Rep. Greg Walden (R., Ore.), who chairs the House Energy and Commerce Committee, which oversees health issues, said the panel began an investigation into the accreditation process after the Journal’s initial story on hospital accreditation in September 2017.
“These findings are of great concern and underscore the need to critically evaluate the performance of accrediting organizations in all segments of the health-care sector,” Mr. Walden said of the new data findings on psychiatric hospitals.
When safety problems arise, the federal agency can terminate Medicare funding, but that is a move of last resort, since medical centers cut off from such funding are often forced to close.
Some industry leaders expressed disbelief that a hospital that was terminated from Medicare could keep its accreditation.
“If they’re terminated, they wouldn’t be accredited. I don’t see that. I’m not aware of that happening,” said Mark Covall, president and chief executive of the National Association for Behavioral Healthcare, which represents more than 1,000 behavioral facilities.
But that is what happened at Timberlawn Behavioral Health System, a psychiatric hospital in Dallas, which was cut off from Medicare in August 2015 for repeated and serious violations. It kept its accreditation and displayed the accompanying Joint Commission “Gold Seal of Approval” on its website to recruit potential patients. The hospital is now closed.
Timberlawn had received nearly $20 million in Medicare funding since 2014.
Eastern State Hospital, a psychiatric hospital in Williamsburg, Va., also kept its full Joint Commission accreditation after it was terminated in April 2016 from Medicare, which funded over $1 million in treatment from 2014 to 2016.
The accreditation industry is facing heightened scrutiny following the Journal’s initial report.
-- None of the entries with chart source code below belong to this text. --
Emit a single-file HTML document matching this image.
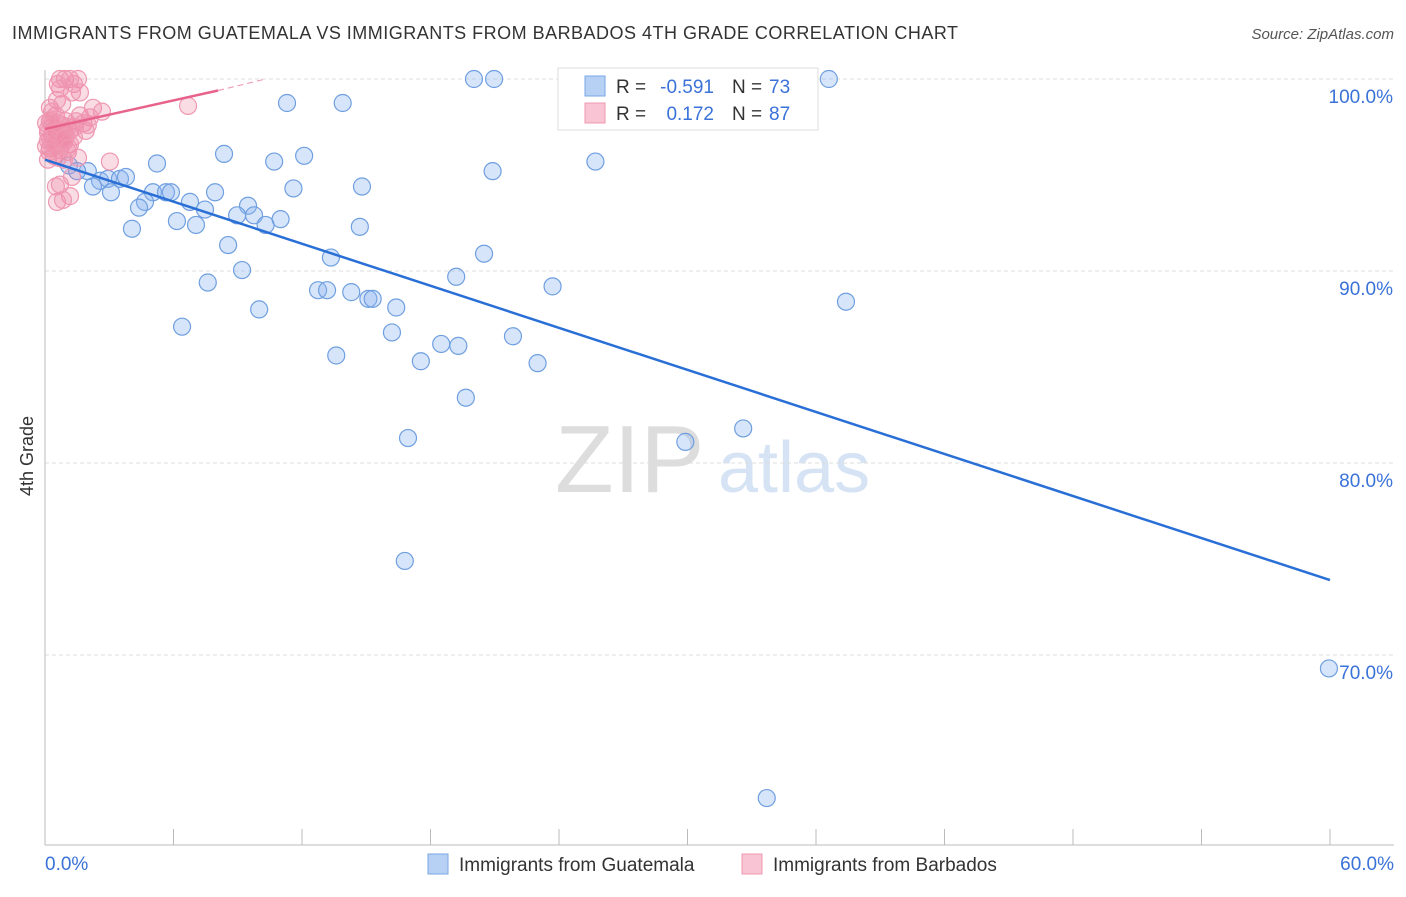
<!DOCTYPE html>
<html><head><meta charset="utf-8"><style>
body{margin:0;background:#fff;font-family:"Liberation Sans",sans-serif;}
svg text{font-family:"Liberation Sans",sans-serif;}
</style></head><body>
<svg id="c" width="1406" height="892" viewBox="0 0 1406 892">
<text x="12" y="39" font-size="18" fill="#333" textLength="946">IMMIGRANTS FROM GUATEMALA VS IMMIGRANTS FROM BARBADOS 4TH GRADE CORRELATION CHART</text>
<text x="1394" y="39" font-size="15" fill="#555" text-anchor="end" font-style="italic">Source: ZipAtlas.com</text>
<text x="33" y="456" font-size="18" fill="#333" text-anchor="middle" transform="rotate(-90 33 456)">4th Grade</text>
<text x="555" y="492" font-size="96" fill="#ddd" font-family="Liberation Serif">ZIP</text>
<text x="718" y="492" font-size="72" fill="#d5e3f5">atlas</text>
<g id="grid"></g><g id="pts"></g><g id="lines"></g>
<g>
<rect x="558" y="68" width="260" height="62" fill="#fff" stroke="#ddd"/>
<rect x="585" y="76" width="20" height="20" fill="#b7d1f5" stroke="#7aa6e6"/>
<rect x="585" y="103" width="20" height="20" fill="#f9c4d3" stroke="#ef98b2"/>
<text x="616" y="93" font-size="19" fill="#333">R =</text>
<text x="714" y="93" font-size="19" fill="#3a72d8" text-anchor="end">-0.591</text>
<text x="732" y="93" font-size="19" fill="#333">N =</text>
<text x="769" y="93" font-size="19" fill="#3a72d8">73</text>
<text x="616" y="120" font-size="19" fill="#333">R =</text>
<text x="714" y="120" font-size="19" fill="#3a72d8" text-anchor="end">0.172</text>
<text x="732" y="120" font-size="19" fill="#333">N =</text>
<text x="769" y="120" font-size="19" fill="#3a72d8">87</text>
</g>
<g>
<rect x="428" y="854" width="20" height="20" fill="#b7d1f5" stroke="#7aa6e6"/>
<text x="459" y="871" font-size="19" fill="#333">Immigrants from Guatemala</text>
<rect x="742" y="854" width="20" height="20" fill="#f9c4d3" stroke="#ef98b2"/>
<text x="773" y="871" font-size="19" fill="#333">Immigrants from Barbados</text>
</g>
</svg>
<script>
const yTicks=[100,90,80,70];
const yTickLabels=["100.0%","90.0%","80.0%","70.0%"];
const xTicks=[0,6,12,18,24,30,36,42,48,54,60];
const xEndLabels=["0.0%","60.0%"];
const guatX=[20.03,20.97,36.6,11.3,13.9,8.36,5.23,10.7,12.1,25.7,20.9,14.8,11.6,1.12,2.0,1.5,2.57,2.94,3.5,3.78,2.24,3.08,5.04,5.65,5.88,7.94,4.67,4.39,6.77,7.47,9.48,8.97,9.76,10.3,11.0,4.06,6.16,7.05,14.7,8.55,20.5,13.35,9.2,19.2,7.6,23.7,12.75,13.17,14.3,15.1,15.3,16.4,37.4,10.0,6.4,16.2,21.85,18.5,19.3,13.6,17.55,23.0,19.65,16.95,29.9,32.6,16.8,59.95,33.7];
const guatY=[100,100,100,98.75,98.75,96.1,95.6,95.7,96.0,95.7,95.2,94.4,94.3,95.5,95.2,95.2,94.7,94.8,94.8,94.9,94.4,94.1,94.1,94.1,94.1,94.1,93.6,93.3,93.6,93.2,93.4,92.9,92.9,92.4,92.7,92.2,92.6,92.4,92.3,91.35,90.9,90.7,90.05,89.7,89.4,89.2,89.0,89.0,88.9,88.55,88.55,88.1,88.4,88.0,87.1,86.8,86.6,86.2,86.1,85.6,85.3,85.2,83.4,81.3,81.1,81.8,74.9,69.3,62.55];
const barbX=[0.7,0.93,1.17,1.54,0.6,1.35,0.7,1.26,0.56,0.8,0.23,2.24,2.66,6.68,0.51,1.63,2.1,0.23,0.98,1.45,1.8,0.14,0.47,0.8,1.17,1.9,0.33,0.6,0.93,1.35,0.14,0.51,0.84,1.17,0.23,0.7,1.07,0.42,1.54,3.03,0.14,0.89,1.26,0.7,0.51,1.17,0.56,0.84,1.63,0.33,0.05,0.33,0.6,0.8,1.07,0.14,0.42,0.7,0.98,0.23,0.6,0.89,0.05,0.42,0.8,1.4,2.0,0.3,0.5,0.9,1.1,0.2,0.6];
const barbY=[100,100,100,100,99.74,99.74,99.5,99.3,98.9,98.7,98.5,98.5,98.3,98.6,98.1,98.1,98.0,97.8,97.8,97.8,97.7,97.4,97.4,97.3,97.3,97.3,97.1,97.0,97.1,97.0,96.8,96.7,96.8,96.6,96.4,96.3,96.2,96.0,95.9,95.7,95.8,95.8,94.9,94.5,94.4,93.9,93.6,93.7,99.3,98.3,97.7,97.6,97.7,97.6,97.5,97.2,97.0,97.3,97.0,96.9,96.8,96.7,96.5,96.6,96.8,97.5,97.6,97.9,97.2,96.9,96.4,96.2,95.9];
const guatTrend=[95.8,73.9];
const barbTrend=[97.4,99.4,100];
const barbTrendX=[0,8.08,10.3];
const NS="http://www.w3.org/2000/svg";
const xs=v=>45+v/60*1285, ys=v=>79+(100-v)*19.2;
function mk(t,a,p){const e=document.createElementNS(NS,t);for(const k in a)e.setAttribute(k,a[k]);p.appendChild(e);return e;}
const g=document.getElementById('grid');
yTicks.forEach((t,i)=>{
 const l=mk('line',{x1:45,x2:1394,y1:ys(t),y2:ys(t),stroke:'#ddd','stroke-dasharray':'4,3'},g);
 
 
 const tx=mk('text',{x:1393,y:ys(t)+24,'font-size':19,fill:'#3a72d8','text-anchor':'end'},g);tx.textContent=yTickLabels[i];
 
 
});
mk('line',{x1:45,x2:45,y1:70,y2:845,stroke:'#bbb'},g);
mk('line',{x1:45,x2:1394,y1:845,y2:845,stroke:'#bbb'},g);
xTicks.forEach(t=>{const l=mk('line',{x1:xs(t),x2:xs(t),y1:829,y2:845,stroke:'#bbb'},g);
 
 });
const t0=mk('text',{x:45,y:870,'font-size':19,fill:'#3a72d8'},g);t0.textContent=xEndLabels[0];


const t1=mk('text',{x:1394,y:870,'font-size':19,fill:'#3a72d8','text-anchor':'end'},g);t1.textContent=xEndLabels[1];


const p=document.getElementById('pts');
guatX.forEach((x,i)=>{const c=mk('circle',{cx:xs(x),cy:ys(guatY[i]),r:8.5,fill:'rgba(140,180,240,0.35)',stroke:'#6f9fe0','stroke-width':1.2},p);
 
 });
barbX.forEach((x,i)=>{const c=mk('circle',{cx:xs(x),cy:ys(barbY[i]),r:8.5,fill:'rgba(240,140,170,0.3)',stroke:'#ef98b2','stroke-width':1.2},p);
 
 });
const L=document.getElementById('lines');
const b=mk('line',{x1:xs(0),y1:ys(guatTrend[0]),x2:xs(60),y2:ys(guatTrend[1]),stroke:'#2a6fd6','stroke-width':2.5},L);


const pk=mk('line',{x1:xs(barbTrendX[0]),y1:ys(barbTrend[0]),x2:xs(barbTrendX[1]),y2:ys(barbTrend[1]),stroke:'#e8638c','stroke-width':2.5},L);


const pd=mk('line',{x1:xs(barbTrendX[1]),y1:ys(barbTrend[1]),x2:xs(barbTrendX[2]),y2:ys(barbTrend[2]),stroke:'#f0a0b8','stroke-width':1.2,'stroke-dasharray':'6,4'},L);


</script>
</body></html>
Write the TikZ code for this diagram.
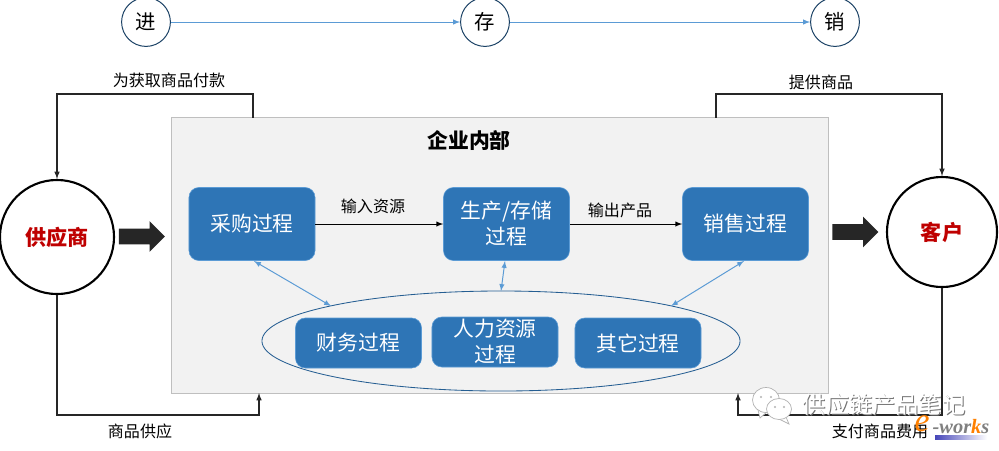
\documentclass[tikz,border=0pt]{standalone}
\usepackage{fontspec}
\setmainfont{Noto Sans CJK SC}
\newfontfamily\logofont{Liberation Serif}
\usepackage{tikz}
\usetikzlibrary{arrows,calc,shapes.arrows,shapes.geometric}
\definecolor{boxblue}{HTML}{2E75B6}
\definecolor{linkblue}{HTML}{5B9BD5}
\definecolor{panelgray}{HTML}{F2F2F2}
\tikzset{
  procbox/.style={draw=linkblue,fill=boxblue,rounded corners=7pt,text=white,align=center,inner sep=0pt,
    minimum width=3.15cm,font=\fontsize{14.8}{18.5}\selectfont},
  stagecircle/.style={circle,draw=boxblue!55!black,line width=.7pt,fill=white,minimum size=1.22cm,inner sep=0pt,font=\fontsize{14.5}{16}\selectfont},
  partycircle/.style={circle,draw=black,line width=1.5pt,fill=white,inner sep=0pt,text=red!75!black,font=\fontsize{15}{16}\selectfont\bfseries},
  flowlabel/.style={font=\fontsize{11.4}{13}\selectfont,inner sep=0pt},
  bigarrow/.style={single arrow,fill=black!85,inner sep=.1875cm,minimum width=.75cm,minimum height=1.15cm,single arrow head extend=.1875cm},
  loopline/.style={draw=black!85,line width=.8pt,-latex},
  linkline/.style={draw=linkblue,line width=.7pt,latex-latex},
  bubble/.style={draw=black!30,fill=white,line width=.5pt},
}
\begin{document}
\begin{tikzpicture}[x=0.025cm,y=-0.025cm]
\useasboundingbox (0,0) rectangle (999,450);

% top row
\node[stagecircle] (jin) at (146,22) {进};
\node[stagecircle] (cun) at (485,22) {存};
\node[stagecircle] (xiao) at (835,22) {销};
\draw[linkline,latex-] (cun) -- (jin);
\draw[linkline,latex-] (xiao) -- (cun);

% panel
\node[draw=black!25,fill=panelgray,minimum width=16.425cm,minimum height=6.9cm,inner sep=0pt] (panel) at (499.5,255) {};
\node[font=\fontsize{14.8}{17}\selectfont\bfseries,inner sep=0pt] (title) at (469,141) {企业内部};
\coordinate (payout) at (253,117.5);
\coordinate (goodsout) at (716,117.5);
\coordinate (goodsin) at (259,393);
\coordinate (feein) at (738,393);

% parties
\node[partycircle,minimum size=2.85cm] (supplier) at (57,237) {供应商};
\node[partycircle,minimum size=2.75cm] (customer) at (942,232) {客户};
\node[bigarrow] (arrowin) at (138,236.5) {};
\node[bigarrow] (arrowout) at (851.5,232) {};

% processes
\node[procbox,minimum height=1.825cm] (purchase) at (252,224) {采购过程};
\node[procbox,minimum height=1.825cm] (produce) at (506.5,224) {生产/存储\\过程};
\node[procbox,minimum height=1.825cm] (sales) at (745.5,224) {销售过程};
\node[draw=boxblue!80!black,line width=.6pt,ellipse,minimum width=11.95cm,minimum height=2.5cm,inner sep=0pt] (support) at (501,341) {};
\node[procbox,minimum height=1.25cm] (finance) at (358.5,343) {财务过程};
\node[procbox,minimum height=1.25cm] (staff) at (495,342) {人力资源\\过程};
\node[procbox,minimum height=1.25cm] (other) at (638,343) {其它过程};

% flows
\draw[black,line width=.7pt,-latex] (purchase) -- (produce);
\draw[black,line width=.7pt,-latex] (produce) -- (sales);
\node[flowlabel] (input) at (373,206) {输入资源};
\node[flowlabel] (output) at (620,210) {输出产品};
\draw[linkline] (254,261) -- (331,306);
\draw[linkline] (505,261) -- (501,291);
\draw[linkline] (744,261) -- (671,306);

% money and goods
\draw[loopline] (payout) -- ++(0,-23.5) -| (supplier.north);
\draw[loopline] (supplier.south) |- (230,415) -| (goodsin);
\draw[loopline] (goodsout) -- ++(0,-23.5) -| (customer.north);
\draw[loopline] (customer.south) |- (800,415) -| (feein);
\node[flowlabel] (paylabel) at (169,80) {为获取商品付款};
\node[flowlabel] (goodslabel) at (140,431) {商品供应};
\node[flowlabel] (offerlabel) at (821,82) {提供商品};
\node[flowlabel] (feelabel) at (880,431) {支付商品费用};

% watermark
\draw[bubble] (758,410) -- (760,418) -- (768,411);
\draw[bubble] (766,400) ellipse (13.5 and 12.5);
\draw[bubble] (786,417) -- (789,424) -- (779,419);
\draw[bubble] (779,409) ellipse (12.5 and 10.5);
\foreach \ex/\ey in {761/397,771/397,775/407,784/407}
  \fill[black!30] (\ex,\ey) circle (1.2);
\node[font=\fontsize{16.5}{18}\selectfont,text=black!55,inner sep=0pt] (markshadow) at (885,406) {供应链产品笔记};
\node[font=\fontsize{16.5}{18}\selectfont,text=white,inner sep=0pt] (mark) at (884,405) {供应链产品笔记};
\node[font=\logofont\fontsize{24}{24}\selectfont\itshape,text=orange,inner sep=0pt] (logoe) at (922,424) {e};
\node[font=\logofont\fontsize{14.5}{14}\selectfont\bfseries\itshape,text=black!50,inner sep=0pt] (logo) at (961,427) {-wor\textcolor{orange}{k}s};
\fill[left color=blue!45!gray,right color=white] (935,435) rectangle (987,439);
\end{tikzpicture}
\end{document}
The Trump administration said last week it was weighing whether to continue approving accrediting organizations that also have consulting arms, which would include the Joint Commission. CMS, a division of the Department of Health and Human Services, has announced increased oversight. Officials unveiled a pilot project to change how they evaluate accrediting organizations, and said they would provide the public with new information about the performance of accreditors and hospitals.
The Energy and Commerce Committee launched an investigation in March into accrediting organizations. And Sen. Chuck Grassley (R., Iowa) is working with CMS staff to determine what statutory changes are needed to make accreditors’ confidential inspection reports public.
The Joint Commission said most hospitals come into compliance once deficiencies are pointed out. “The goal of the private accreditation system is to identify deficiencies in care and have the hospitals correct those deficiencies—it is not to find as many deficiencies as possible to justify removing accreditation from those organizations,” the commission said.
About three-fourths of the psychiatric hospitals found with violations in 2014 or 2016 went on to have later violations, according to an analysis of the federal data.
CMS officials, who oversee the commission and grant it authority to inspect hospitals, have been concerned for years about the accreditation of psychiatric hospitals.
In December 2015, CMS cited “serious issues” regarding the commission’s performance. It later put its psychiatric-accreditation program under probation, which ended in December 2016. But CMS ultimately backed the program, saying it would closely monitor the commission’s work.
—Paul Overberg contributed to this article.